Swansea Council’s Chief Executive is to take early retirement as part of the Council’s reductions in management costs.
Paul Smith will leave the authority at the end of March after more than four years in the post.
The decision forms part of the on-going review of the Council’s senior management structure being carried out by the Welsh Local Government Association (WLGA).
The savings generated by Mr Smith’s retirement will contribute to the Council’s four-year plan to reduce management, supervision and administrative costs by £10 million.
The WLGA report, which was approved by Full Council today (March 7), recommended that Mr Smith should retire on the grounds of efficiency, but with no enhancements or redundancy payments.
It said one of the current Corporate Directors should be appointed through an internal process as a fixed-term Chief Executive until four months after the local government elections in May, 2012, when the position will be reviewed.
A fixed-term Chief Executive is expected to be appointed by Full Council on March 17.
The WLGA report stated the proposed reduction from six to five in the Council’s Corporate Management Team (CMT) is “perfectly workable” and there are many examples of an authority of Swansea’s size with that number of CMT members.
The decision is an early outcome of the on-going senior management review, aimed at streamlining the number of posts and reducing costs and further recommendations are expected in the coming months.

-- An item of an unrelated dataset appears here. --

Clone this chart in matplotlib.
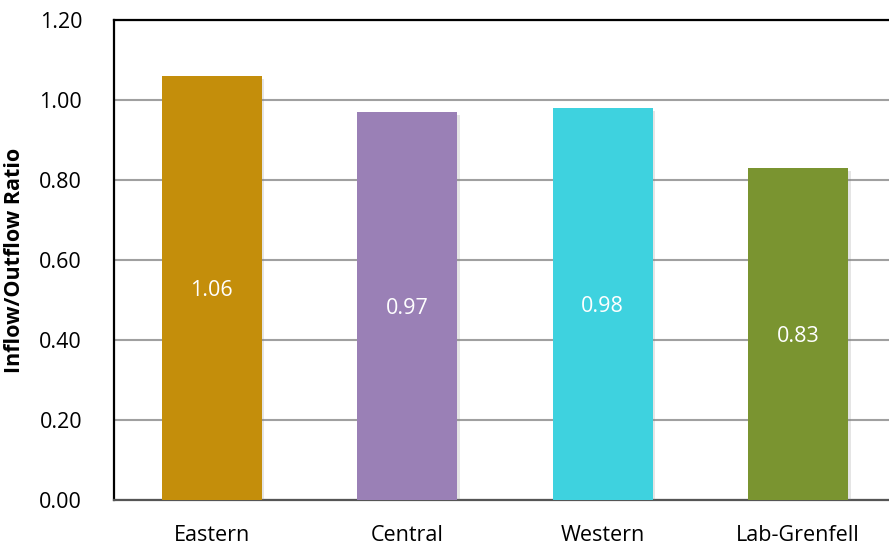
import numpy as np
import matplotlib.pyplot as plt
import matplotlib.patheffects as pe

# Données
regions = ["Eastern", "Central", "Western", "Lab-Grenfell"]
ratios = [1.06, 0.97, 0.98, 0.83]
colors = ["#C48E0B", "#9A80B6", "#3ED2DF", "#7A9430"]
yticks = [0.00, 0.20, 0.40, 0.60, 0.80, 1.00, 1.20]

plt.rcParams['font.family'] = ['Open Sans', 'DejaVu Sans']

fig = plt.figure(figsize=(8.89, 5.46), dpi=100)
ax = fig.add_axes([114 / 889, 46 / 546, 782 / 889, 480 / 546])

x = np.arange(len(regions))
bars = ax.bar(x, ratios, width=0.51, color=colors, zorder=3)
for b in bars:
    b.set_path_effects([pe.SimplePatchShadow(offset=(2, -2), shadow_rgbFace='gray', alpha=0.2),
                        pe.Normal()])

# étiquettes au milieu des barres
for xi, v in zip(x, ratios):
    ax.text(xi, v / 2, f"{v:.2f}", ha='center', va='center_baseline', color='white',
            fontsize=15.5, zorder=4)

ax.set_xlim(-0.5, 3.5)
ax.set_ylim(0, 1.2)
ax.set_yticks(yticks)
ax.set_yticklabels([f"{t:.2f}" for t in yticks], fontsize=15.5)
ax.set_xticks(x)
ax.set_xticklabels(regions, fontsize=15.5)
ax.tick_params(axis='both', length=0)
ax.tick_params(axis='y', pad=23)
ax.tick_params(axis='x', pad=18)
ax.set_ylabel("Inflow/Outflow Ratio", fontweight='bold', fontsize=15.5, labelpad=10)

ax.yaxis.grid(True, color='#A0A0A0', linewidth=1.5, zorder=0)
ax.set_axisbelow(True)
ax.spines['right'].set_visible(False)
ax.spines['top'].set_color('black')
ax.spines['top'].set_linewidth(1.6)
ax.spines['left'].set_color('black')
ax.spines['left'].set_linewidth(1.6)
ax.spines['bottom'].set_color('#555555')
ax.spines['bottom'].set_linewidth(1.6)

fig.savefig("out.png", dpi=100)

The report stated that under the Local Government Pension Scheme Mr Smith is entitled to receive his pension with no actuarial reduction, which also applies to other staff retiring early. The cost to the Council will be £237,693 in order to cover the pension costs.
The report states that due to the reduction in CMT members from six to five, approximately £130,000 annual savings will be achieved, resulting in a pay back period of two years, which is well within the normal requirement of three years.